→ **What is being asked**
Find each line in the following listing that has the string "with", then state the count and nothing else.

===== Dataset extract

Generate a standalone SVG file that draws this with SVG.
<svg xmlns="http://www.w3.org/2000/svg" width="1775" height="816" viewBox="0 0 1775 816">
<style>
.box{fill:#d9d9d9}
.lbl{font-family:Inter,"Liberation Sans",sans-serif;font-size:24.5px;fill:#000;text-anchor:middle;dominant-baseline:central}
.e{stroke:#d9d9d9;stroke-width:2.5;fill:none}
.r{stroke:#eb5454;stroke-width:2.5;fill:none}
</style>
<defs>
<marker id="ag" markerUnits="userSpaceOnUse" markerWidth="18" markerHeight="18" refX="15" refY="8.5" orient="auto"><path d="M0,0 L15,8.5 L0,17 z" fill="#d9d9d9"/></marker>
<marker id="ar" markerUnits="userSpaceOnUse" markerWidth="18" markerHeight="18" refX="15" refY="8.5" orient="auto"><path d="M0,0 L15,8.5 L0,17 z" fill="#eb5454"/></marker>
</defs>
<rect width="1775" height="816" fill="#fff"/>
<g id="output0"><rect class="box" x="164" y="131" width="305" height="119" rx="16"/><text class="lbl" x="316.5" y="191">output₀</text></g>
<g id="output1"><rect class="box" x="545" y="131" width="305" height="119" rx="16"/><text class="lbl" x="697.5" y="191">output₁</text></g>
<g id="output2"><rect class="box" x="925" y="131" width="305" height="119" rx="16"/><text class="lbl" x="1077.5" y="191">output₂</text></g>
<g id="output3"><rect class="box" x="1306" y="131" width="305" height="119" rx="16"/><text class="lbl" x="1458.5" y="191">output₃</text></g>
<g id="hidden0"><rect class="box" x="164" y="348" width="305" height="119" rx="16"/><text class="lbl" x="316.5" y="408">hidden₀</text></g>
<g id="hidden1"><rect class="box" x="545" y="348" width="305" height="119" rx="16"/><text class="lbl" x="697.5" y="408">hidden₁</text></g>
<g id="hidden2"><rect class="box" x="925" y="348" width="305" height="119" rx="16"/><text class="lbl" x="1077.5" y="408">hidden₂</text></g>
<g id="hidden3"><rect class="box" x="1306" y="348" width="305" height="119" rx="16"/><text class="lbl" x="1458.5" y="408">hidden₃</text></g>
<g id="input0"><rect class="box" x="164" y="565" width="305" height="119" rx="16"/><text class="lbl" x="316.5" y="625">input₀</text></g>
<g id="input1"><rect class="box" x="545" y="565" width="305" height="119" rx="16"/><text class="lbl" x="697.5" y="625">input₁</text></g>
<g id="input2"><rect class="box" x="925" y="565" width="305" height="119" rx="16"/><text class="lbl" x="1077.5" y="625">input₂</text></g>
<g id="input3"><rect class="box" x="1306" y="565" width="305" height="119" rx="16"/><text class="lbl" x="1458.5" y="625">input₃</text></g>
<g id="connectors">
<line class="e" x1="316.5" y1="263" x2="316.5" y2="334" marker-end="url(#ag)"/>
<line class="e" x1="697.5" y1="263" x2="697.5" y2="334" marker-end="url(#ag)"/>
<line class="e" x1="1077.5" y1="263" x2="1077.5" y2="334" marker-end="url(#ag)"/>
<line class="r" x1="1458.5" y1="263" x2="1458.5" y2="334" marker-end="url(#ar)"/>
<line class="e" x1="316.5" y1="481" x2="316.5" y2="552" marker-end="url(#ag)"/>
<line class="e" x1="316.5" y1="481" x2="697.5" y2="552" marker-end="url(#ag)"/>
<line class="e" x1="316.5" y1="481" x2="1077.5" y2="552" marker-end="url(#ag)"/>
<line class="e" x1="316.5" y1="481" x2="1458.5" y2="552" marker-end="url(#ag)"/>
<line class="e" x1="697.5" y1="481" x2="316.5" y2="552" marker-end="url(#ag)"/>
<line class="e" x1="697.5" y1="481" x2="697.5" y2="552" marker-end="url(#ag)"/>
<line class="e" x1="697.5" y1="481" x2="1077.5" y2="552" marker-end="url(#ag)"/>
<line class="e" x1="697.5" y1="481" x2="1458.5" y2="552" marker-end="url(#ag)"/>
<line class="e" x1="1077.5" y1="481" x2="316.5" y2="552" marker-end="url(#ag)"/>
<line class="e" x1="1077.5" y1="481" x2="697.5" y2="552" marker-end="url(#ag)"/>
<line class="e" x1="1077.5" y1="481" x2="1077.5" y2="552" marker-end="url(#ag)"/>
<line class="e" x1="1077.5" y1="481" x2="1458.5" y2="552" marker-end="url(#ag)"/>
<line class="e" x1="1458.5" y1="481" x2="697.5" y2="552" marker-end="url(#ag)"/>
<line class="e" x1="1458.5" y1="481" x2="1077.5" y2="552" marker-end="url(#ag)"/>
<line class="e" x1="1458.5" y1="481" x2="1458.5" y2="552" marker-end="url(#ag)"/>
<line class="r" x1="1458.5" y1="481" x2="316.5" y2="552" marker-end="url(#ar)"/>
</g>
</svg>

==========
===== Dataset extract

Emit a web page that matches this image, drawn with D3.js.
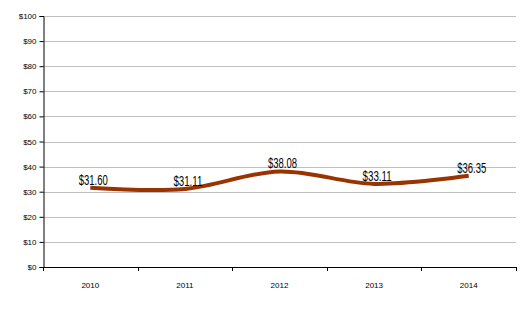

==========

→ **Completed exercise**
2